Numa coisa estamos em perfeita consonância, quando escreve: "A ordem profissional deve atender à qualidade da profissão e à formação íntegra e correcta dos seus profissionais (...)". Julgo que o cumprimento de um código deontológico serve não só para atribuir direitos como para impedir o não cumprimento de deveres inerentes a esses direitos. Infelizmente, julgo pecha nacional atribuir os direitos para nós e os deveres para os outros. Ou seja, o mal não está nas ordens profissionais, mas no mau uso que delas se faz ou podem fazer.

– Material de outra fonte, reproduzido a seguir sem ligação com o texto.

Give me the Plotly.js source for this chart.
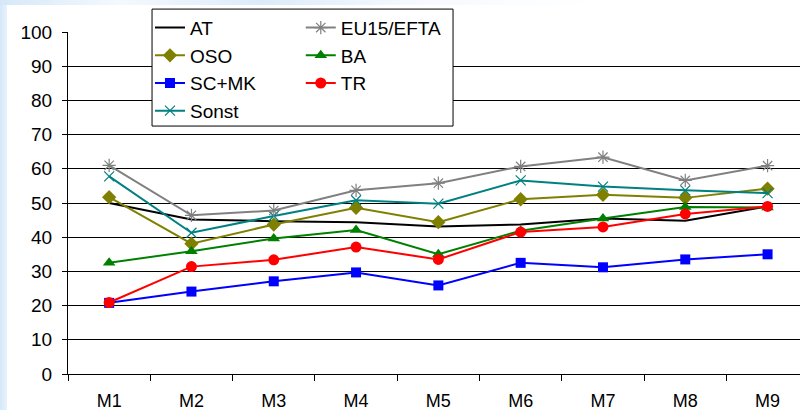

Agora o que me parece mal é não discutir os asuntos como se houvesse temas tabus. Venham, pois, comentários a favor e contra a criação de uma Ordem dos Professores. A proletarização da função docente que desce à rua unicamnte para exigir condições laborais (vencimentos, horários de trabalho, etc.) não me parece cumprir cabalmente as necessidades de uma profissão exigente na qualificação dos seus profissionais e no destino que lhes é cometido no desenvolvimento cultural, social e político do país. Que fique bem claro: a existência de uma ordem profissional não colide com a necessária existência de sindicatos.

Elisa disse...

Olá! Estou fazendo uma pesquisa de mestrado sobre a influência de uma associação no desenvolvimento profissional de seus associados. Fazendo uma busca na internet me deparei com este blog muito interessante!!! Gostaria que vc me ajudasse com bibliografia referente a gênese das associações pra que eu possa enriquecer meu trabalho.